Q: 小惑星探査機「はやぶさ」に搭載した超小型探査ロボット「ミネルバ」の開発を担当されましたが、「はやぶさ」の帰還はどこでご覧になりましたか。
大気球実験のため北海道大樹町に滞在していたので、インターネットやテレビで見ました。「はやぶさ」は、とても珍しいミッションです。突然通信が途絶してしまう場合は別として、ミッションの終了を決めるのはとても難しいものです。探査機の機能がだんだん失われていく中、まだいけるか、もう限界かを見極めなければいけません。それに対して「はやぶさ」の場合、大気圏突入でミッション終了、とはっきりしています。月周回衛星「かぐや」も月面に衝突してミッションを終えましたが、その様子を直接見た人はいません。「はやぶさ」は、私たちの目の前で燃え尽きていきました。これほどドラマチックな終わりを迎えたミッションはないでしょう。
Q: 「 ミネルバ」とは?
「ミネルバ」は直径12cm、高さ10cm、重さ591gの超小型の探査ロボットで、小惑星イトカワの表面を跳びはねながら、温度を測定し写真を撮影する計画でした。2005年11月12日に「はやぶさ」から放出されましたが、着陸に失敗してしまいました。そのときから、もう一度チャレンジしたいと思い続けてきました。現在、改良を加えた「ミネルバ2」を「はやぶさ」に続く小惑星探査ミッションに搭載することを提案しています。

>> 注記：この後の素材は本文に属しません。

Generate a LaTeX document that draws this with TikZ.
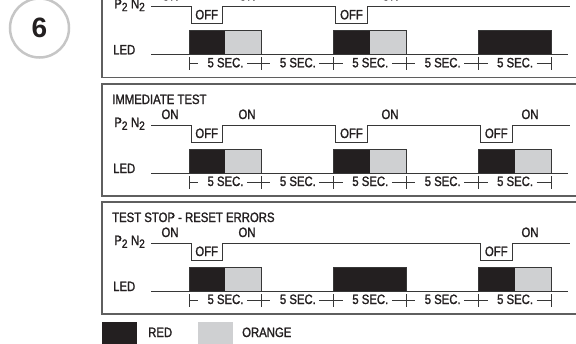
\documentclass[tikz,border=0pt]{standalone}
\usepackage{fontspec}
\setmainfont{Liberation Sans}[FakeStretch=0.84,FakeBold=1.5]
\newfontfamily\numfont{Liberation Sans}
\definecolor{redc}{RGB}{35,31,32}
\definecolor{orc}{RGB}{207,208,210}
\definecolor{linec}{RGB}{55,55,55}
\definecolor{framec}{RGB}{95,95,95}
\definecolor{circc}{RGB}{198,198,198}
\definecolor{txt}{RGB}{35,31,32}
\newcommand\lowsub[1]{\raisebox{-0.4ex}{\fontsize{12}{12}\selectfont #1}}
\tikzset{
  frame/.style={draw=framec, line width=1.3pt},
  sig/.style={draw=linec, line width=1pt},
  lbl/.style={font=\fontsize{13.5}{14}\selectfont, inner sep=0pt, text=txt},
}
% #1 top, #2 name, #3 title, #4 dip list, #5 ON x list, #6 blocks k/type (1 = red+orange, 0 = red)
\newcommand\tpanel[6]{%
\begin{scope}[shift={(0,#1)}]
\draw[frame] (102,0) rectangle (600,112);
\node[lbl,anchor=base west] (#2title) at (112,20) {#3};
\node[lbl,anchor=base east] (#2pn) at (145,43) {P\lowsub{2}\hspace{3.5pt}N\lowsub{2}};
\draw[sig] (151,41) \foreach \k in {#4} { -- ({189+72.4*\k+2},41) -- ++(0,17) -- ++(31.5,0) -- ++(0,-17) } -- (570,41);
\foreach \k in {#4} {\node[lbl,anchor=base] (#2off\k) at ({189+72.4*\k+17.7},54) {OFF};}
\foreach \x [count=\i] in {#5} {\node[lbl,anchor=base] (#2on\i) at (\x,35) {ON};}
\node[lbl,anchor=base west] (#2led) at (113,89) {LED};
\foreach \k/\t in {#6} {%
  \ifnum\t=1
    \fill[redc] ({189+72.4*\k},65) rectangle ++(36.2,24);
    \fill[orc] ({189+72.4*\k+36.2},65) rectangle ++(36.2,24);
  \else
    \fill[redc] ({189+72.4*\k},65) rectangle ++(72.4,24);
  \fi
  \draw[sig] ({189+72.4*\k},89) -- ++(0,-24) -- ++(72.4,0) -- ++(0,24);
}
\draw[sig] (151,89) -- (568,89);
\foreach \k in {0,...,4} {%
  \node[lbl,anchor=base] (#2sec\k) at ({189+72.4*\k+36.5},102) {5 SEC.};
  \draw[sig] ({189+72.4*\k},92) -- ++(0,13);
  \draw[sig] ({189+72.4*\k},98) -- ++(9,0);
  \draw[sig] ({189+72.4*\k+58},98) -- ++(14.4,0);
}
\draw[sig] (551,92) -- ++(0,13);
\end{scope}}
\begin{document}
\begin{tikzpicture}[x=1pt,y=-1pt]
\useasboundingbox (0,0) rectangle (576,343);
\clip (0,0) rectangle (576,343);
\draw[circc, line width=2.5pt] (39.5,28) circle (29.5);
\node[font=\numfont\bfseries\fontsize{28}{28}\selectfont, text=txt, inner sep=0pt] (num) at (39.5,28) {6};
\tpanel{-34.7}{a}{}{0,2}{170,247,390}{0/1,2/1,4/0}
\tpanel{84}{b}{IMMEDIATE TEST}{0,2,4}{170,247,390,530}{0/1,2/1,4/1}
\tpanel{202}{c}{TEST STOP - RESET ERRORS}{0,4}{170,247,530}{0/1,2/0,4/1}
\fill[redc] (102,322) rectangle (137,344);
\node[lbl,anchor=base west] (red) at (148,337) {RED};
\fill[orc] (198,322) rectangle (233,344);
\node[lbl,anchor=base west] (orange) at (242,337) {ORANGE};
\end{tikzpicture}
\end{document}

Q: 跳びはねて移動するというのは、面白いアイデアですね。
変わった移動メカニズムを考えるのが好きなんです。火星や月のように固体の表面を持つもの、氷に覆われているもの、大気があるものと、太陽系にはさまざまな天体があり、それぞれに適した移動手段があるはずです。ほかの人とは違うアプローチで、オリジナリティの高い探査ロボットを提案したいと、常に思っています。
地球には固体の表面も、氷に覆われた場所も、大気もあります。太陽系の天体の環境がそろっているのです。先人たちは、地球上の多様な環境に応じてさまざまな移動手段を考え、実現してきました。その中にヒントがあります。
しかし、小天体だけは例外です。小天体の重力はとても小さく、そうした環境は地球上にありません。重力の小さな天体での移動は、人類にとって初めての経験です。ぜひ「ミネルバ2」で実現したいと思っています。
Q: 小惑星以外の天体をターゲットとした探査ロボットの構想はありますか。
検討中の小型月探査技術実験機(SLIM)に、1kgくらいの小型探査ロボットを搭載することを計画しています。それは、膨らむロボットです。探査機から放出されると、まずエアバッグが膨らみ、着陸時の衝撃を吸収します。無事着陸すると、車輪が大きく膨らみます。SLIMと呼ばれているように、このミッションの特徴は「小型」です。しかし、小さいと移動には不利です。そこで、車輪を大きく膨らませることを考えたのです。
Q: いろいろな探査ロボットのアイデアをお持ちのようですね。
はい、頭の中にはいくつもあります。例えば、二つ折りの携帯電話型の探査ロボット。開いたり閉じたりするときの反動を使って移動します。カメラも通信装置も付いているので、宇宙環境に耐えられることが確認できれば、携帯電話をそのまま持っていってもいいかもしれません。
Q: どういう子どもでしたか。
車が大好きでした。走っている車の名前をすべて言えたそうです。車好きは大人になっても変わらず、大学時代は車の整備ばかりしていました。今でも車検は自分でやります。
理科や数学、そしてものづくりが好きだったので、大学は迷わず工学部を選びました。大学院時代は、宇宙研で小天体表面を自律的に探査するロボットシステムを研究。「ミネルバ」のアイデアは、その中で出てきたものです。宇宙研の研究室を選んだのは、宇宙に興味を持っていたこともありますが、実は都心と比べて駐車場代が安かったからなんです(笑)。
Q: 仕事をする上でのモットーはありますか。
「美しくつくる」。宇宙に持っていくフライト品はきれいにつくって当たり前ですが、たとえ実験用の試作品でもガムテープをべたべた貼っているのは許せません。汚くつくった装置がきちんと動くはずはありませんから。私はきれい好きではないので、部屋は散らかっています。しかし、装置づくりは別。どんなに手間がかかっても、装置はきれいにつくり上げます。そこだけは譲れません。